New Lexus to rev up European sales

Lexus CT 200h
Image caption Lexus hopes the small family car will boost its market share in Europe

After decades of trying, Toyota's luxury subsidiary Lexus has so far failed to make much of a mark in Europe.

The Japanese manufacturer's share of the overall car market here stands at just 1.3%, a level of performance that contrasts sharply with the marque's phenomenal success in the US where it has for years been the best-selling luxury brand.

"It certainly hasn't reached its potential," acknowledges Andy Pfeiffenberger, head of Lexus Europe, in an interview with BBC News.

That could be about to change, however, with the launch of the Lexus CT 200h petrol-electric hybrid model - an upmarket Toyota Prius, if you like.

"The CT 200h is the most important and accessible Lexus ever," Mr Pfeiffenberger says.

Lexus hopes the car will challenge popular models such as the BMW 1-series, the Mercedes B-class and Audi's A3.

"The car comes into what is the biggest segment in the premium market, accounting for about 25% of overall luxury car sales," Mr Pfeiffenberger says.

In France, the car will cost less than 30,000 euros ($42,000; £26,000), he says.

Crucially, with the CT 200h, Lexus will have a relatively broad portfolio of hybrid models, he reasons.

Hence, the company should finally be able to behave like its rivals, which typically recruit fresh faces and build brand loyalty with relatively small family cars in the so-called C-segment, then try to sell them larger and more expensive versions.

"The C-segment is really the entry level for the premium market as a whole," says Mr Pfeiffenberger.

Market share

Image caption Lexus has been in Europe for years, yet its market share is just 1.3%

Lexus hopes customers will be wowed by the CT 200h's fuel economy and low CO2 emission levels of 89g/km.

Though more important, Mr Pfeiffenberger believes, is the car's low nitrogen oxides (NOx) and particulate matter (PM) emissions.

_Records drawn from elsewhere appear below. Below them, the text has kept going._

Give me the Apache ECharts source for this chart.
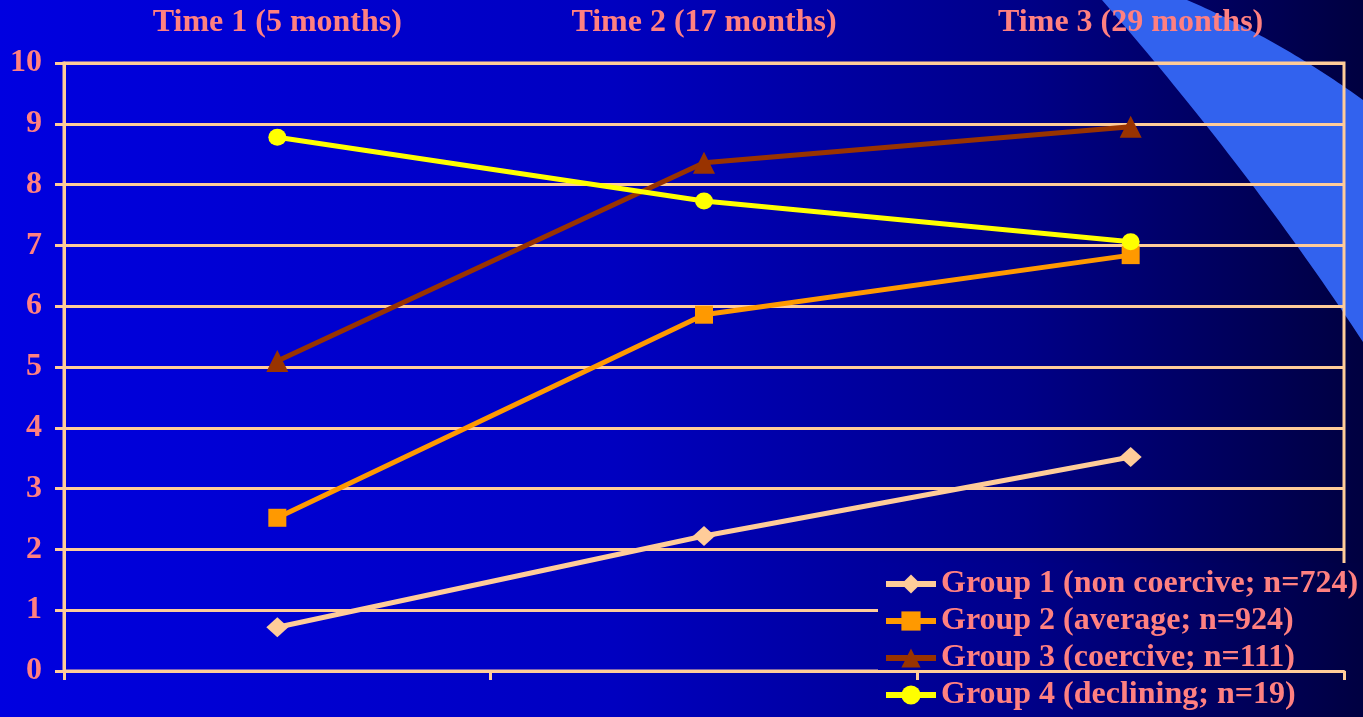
<!DOCTYPE html>
<html>
<head>
<meta charset="utf-8">
<title>Group trajectories</title>
<script src="https://cdn.jsdelivr.net/npm/echarts@6/dist/echarts.min.js"></script>
<style>
  html, body { margin: 0; padding: 0; width: 100%; height: 100%; overflow: hidden; }
  #chart { width: 1363px; height: 717px; }
</style>
</head>
<body>
<div id="chart"></div>
<script>
// Measurement times
const categories = ['Time 1 (5 months)', 'Time 2 (17 months)', 'Time 3 (29 months)'];

// Group means at each time
const group1 = [0.72, 2.22, 3.52];
const group2 = [2.52, 5.86, 6.84];
const group3 = [5.10, 8.36, 8.95];
const group4 = [8.78, 7.73, 7.06];

const seriesNames = [
  'Group 1 (non coercive; n=724)',
  'Group 2 (average; n=924)',
  'Group 3 (coercive; n=111)',
  'Group 4 (declining; n=19)'
];

// Y axis ticks
const yMin = 0, yMax = 10, yStep = 1;

const textColor = '#ff8080';
const ruleColor = '#ffcc99';
const font = '"Liberation Serif", "Times New Roman", serif';
const fontSize = 32;

const W = 1363;
const legendLeft = 878, legendTop = 563;

// Slide background; offsetX shifts it into a component's local frame
function bgGradient(offsetX) {
  return {
    type: 'linear', x: -offsetX, y: 0, x2: W - offsetX, y2: 0, global: true,
    colorStops: [
      { offset: 0, color: '#0000e0' },
      { offset: 0.45, color: '#0000c0' },
      { offset: 0.75, color: '#000088' },
      { offset: 1, color: '#000040' }
    ]
  };
}

// Decorative swoosh outline: two quadratic curves sampled into a polygon
function quad(p0, c, p1, n) {
  const pts = [];
  for (let i = 0; i <= n; i++) {
    const t = i / n, u = 1 - t;
    pts.push([u * u * p0[0] + 2 * u * t * c[0] + t * t * p1[0],
              u * u * p0[1] + 2 * u * t * c[1] + t * t * p1[1]]);
  }
  return pts;
}
const swoosh = quad([1102, 0], [1250, 170], [1363, 342], 40)
  .concat(quad([1363, 100], [1280, 40], [1187, 0], 40));

const chart = echarts.init(document.getElementById('chart'), null, { renderer: 'canvas' });

function lineSeries(name, data, color, symbol, size) {
  return {
    name: name,
    type: 'line',
    data: data,
    xAxisIndex: 0,
    symbol: symbol,
    symbolSize: size,
    lineStyle: { color: color, width: 5 },
    itemStyle: { color: color },
    emphasis: { disabled: true },
    animation: false
  };
}

chart.setOption({
  backgroundColor: bgGradient(0),
  animation: false,
  graphic: [{
    type: 'polygon',
    z: -10,
    silent: true,
    shape: { points: swoosh },
    style: { fill: '#3262ee' }
  }],
  grid: {
    left: 64, right: 19, top: 63, bottom: 46,
    show: true, borderColor: ruleColor, borderWidth: 3, backgroundColor: 'transparent'
  },
  legend: {
    orient: 'vertical',
    left: legendLeft,
    top: legendTop,
    padding: [5, 5, 0, 5],
    itemGap: 5,
    itemWidth: 50,
    itemHeight: 24,
    backgroundColor: bgGradient(legendLeft),
    selectedMode: false,
    lineStyle: { width: 6 },
    textStyle: {
      color: textColor, fontFamily: font, fontWeight: 'bold',
      fontSize: fontSize, lineHeight: 32
    },
    data: seriesNames
  },
  xAxis: [{
    type: 'category',
    data: categories,
    position: 'bottom',
    boundaryGap: true,
    z: 10,
    axisLine: { show: true, lineStyle: { color: ruleColor, width: 3 } },
    axisTick: { show: true, length: 9, lineStyle: { color: ruleColor, width: 3 } },
    axisLabel: { show: false },
    splitLine: { show: false }
  }, {
    type: 'category',
    data: categories,
    position: 'top',
    boundaryGap: true,
    axisLine: { show: false },
    axisTick: { show: false },
    axisLabel: {
      show: true, margin: 24, color: textColor,
      fontFamily: font, fontWeight: 'bold', fontSize: fontSize
    },
    splitLine: { show: false }
  }],
  yAxis: {
    type: 'value',
    min: yMin, max: yMax, interval: yStep,
    axisLine: { show: true, lineStyle: { color: ruleColor, width: 3 } },
    axisTick: { show: true, length: 9, lineStyle: { color: ruleColor, width: 3 } },
    axisLabel: {
      margin: 22, color: textColor,
      fontFamily: font, fontWeight: 'bold', fontSize: fontSize
    },
    splitLine: { show: true, lineStyle: { color: ruleColor, width: 3 } }
  },
  series: [
    lineSeries(seriesNames[0], group1, '#ffcc99', 'diamond', [22, 20]),
    lineSeries(seriesNames[1], group2, '#ff9900', 'rect', [18, 18]),
    lineSeries(seriesNames[2], group3, '#993300', 'triangle', [22, 22]),
    lineSeries(seriesNames[3], group4, '#ffff00', 'circle', [18, 17])
  ]
});
</script>
</body>
</html>
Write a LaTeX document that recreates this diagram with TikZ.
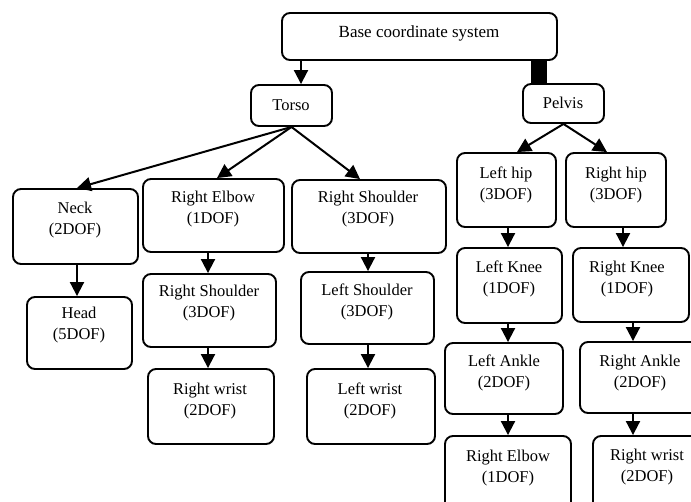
\documentclass[tikz,border=0pt]{standalone}
\usepackage{fontspec}
\setmainfont{Liberation Serif}
\usetikzlibrary{arrows.meta,calc}
\tikzset{
  boxst/.style={draw=black,line width=1.9pt,rounded corners=8pt,inner sep=0pt,fill=white},
  txt/.style={align=center,inner sep=0pt,font=\fontsize{16.5}{20.5}\selectfont},
  arr/.style={line width=2pt,-{Triangle[length=14pt,width=14pt]}},
  barst/.style={line width=16pt}
}
% name, x1, y1, x2, y2, text cx, text cy, text
\newcommand\mybox[8]{%
  \node[boxst,minimum width={#4-#2},minimum height={#5-#3}] (#1) at ({(#2+#4)/2},{(#3+#5)/2}) {};
  \node[txt] (#1t) at (#6,#7) {#8};
}
\newcommand\varr[3]{%
  \coordinate (#1#2x) at (#3,0);
  \draw[arr] (#1.south -| #1#2x) -- (#2.north -| #1#2x);
}
\begin{document}
\begin{tikzpicture}[x=1pt,y=-1pt]
\useasboundingbox (0,0) rectangle (691,501);
\clip (0,0) rectangle (691,501);
\fill[white] (0,0) rectangle (691,501);

\mybox{base}{282}{13}{557}{60}{419}{33}{\fontsize{17}{20}\selectfont Base coordinate system}
\mybox{torso}{251}{85}{332}{126}{291}{105}{Torso}
\mybox{pelvis}{523}{84}{604}{123}{563}{103}{Pelvis}

\mybox{neck}{13}{189}{138}{264}{75}{220}{Neck\\(2DOF)}
\mybox{head}{27}{297}{132}{369}{79}{325}{Head\\(5DOF)}

\mybox{relbow}{143}{179}{284}{252}{213}{209}{Right Elbow\\(1DOF)}
\mybox{rshould}{143}{274}{276}{347}{209}{303}{Right Shoulder\\(3DOF)}
\mybox{rwrist}{148}{369}{274}{444}{210}{401}{Right wrist\\(2DOF)}

\mybox{rshouldb}{292}{180}{446}{253}{368}{209}{Right Shoulder\\(3DOF)}
\mybox{lshould}{301}{272}{434}{344}{367}{302}{Left Shoulder\\(3DOF)}
\mybox{lwrist}{307}{369}{435}{444}{370}{401}{Left wrist\\(2DOF)}

\mybox{lhip}{457}{153}{556}{227}{506}{185}{Left hip\\(3DOF)}
\mybox{lknee}{457}{248}{562}{323}{509}{279}{Left Knee\\(1DOF)}
\mybox{lankle}{445}{343}{563}{414}{504}{373}{Left Ankle\\(2DOF)}
\mybox{relbowb}{445}{436}{571}{512}{508}{468}{Right Elbow\\(1DOF)}

\mybox{rhip}{566}{153}{666}{227}{616}{185}{Right hip\\(3DOF)}
\mybox{rknee}{573}{248}{689}{322}{627}{279}{Right Knee\\(1DOF)}
\mybox{rankle}{580}{342}{702}{413}{640}{373}{Right Ankle\\(2DOF)}
\mybox{rwristb}{593}{436}{702}{512}{647}{467}{Right wrist\\(2DOF)}

% base connections
\varr{base}{torso}{301}
\coordinate (barx) at (539,0);
\draw[barst] (base.south -| barx) -- (pelvis.north -| barx);

% torso fan
\draw[arr] (torso.south) -- ($(neck.north)+(1.5,0)$);
\draw[arr] (torso.south) -- ($(relbow.north)+(3.5,0)$);
\draw[arr] (torso.south) -- ($(rshouldb.north)+(-9,0)$);

% pelvis fan
\draw[arr] (pelvis.south) -- ($(lhip.north)+(10.5,0)$);
\draw[arr] (pelvis.south) -- ($(rhip.north)+(-9,0)$);

% chains
\varr{neck}{head}{77}
\varr{relbow}{rshould}{208}
\varr{rshould}{rwrist}{208}
\varr{rshouldb}{lshould}{368}
\varr{lshould}{lwrist}{368}
\varr{lhip}{lknee}{508}
\varr{lknee}{lankle}{508}
\varr{lankle}{relbowb}{508}
\varr{rhip}{rknee}{623}
\varr{rknee}{rankle}{633}
\varr{rankle}{rwristb}{633}
\end{tikzpicture}
\end{document}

In this area it beats diesel rivals hands down, he insists, as "it produces substantially less NOx than any diesel engine and no particulates".

Lexus aims to grab a 3% share of this market segment, which is currently growing at an annual rate of 20%.

If achieved, that would be impressive given its low share of the total car market in Europe.

But compared with its share of the market for so-called crossover vehicles, that combine the attributes of cars and 4x4 vehicles, it is a modest goal.

In this segment, its RX range accounts for 10% of overall sales.

New model required

Image caption Mr Pfeiffenberger is eager to extend the Lexus line-up

However, Lexus could do with at least one new model in the near future to fill a lucrative gap in the market, Mr Pfeiffenberger reasons.

"By no means do we want to be everything to everybody," he says, though he acknowledges that the marque is missing a small crossover that would compete with the likes of the BMW X3

Such self insight is rarely voiced unless a plan to fix what is wrong is already in place, so it seems reasonable to expect a small Lexus crossover to be announced fairly soon.

And with that, the marque's model line-up would be sufficiently extensive to quickly raise its share of the luxury car market in Europe, the company reasons.

It could prove too little, too late, however, as the model broadening at Lexus has coincided with much more rapid model extensions by its German rivals.

Indeed, in the US both BMW and Mercedes are close to knock Lexus off the top slot in terms of sales this year.

Moreover, the number of rivals moving into the Lexus universe is growing fast, with the likes of Hyundai and of Nissan's luxury division Infiniti gearing up their presence in what is becoming an increasingly crowded market for luxury cars.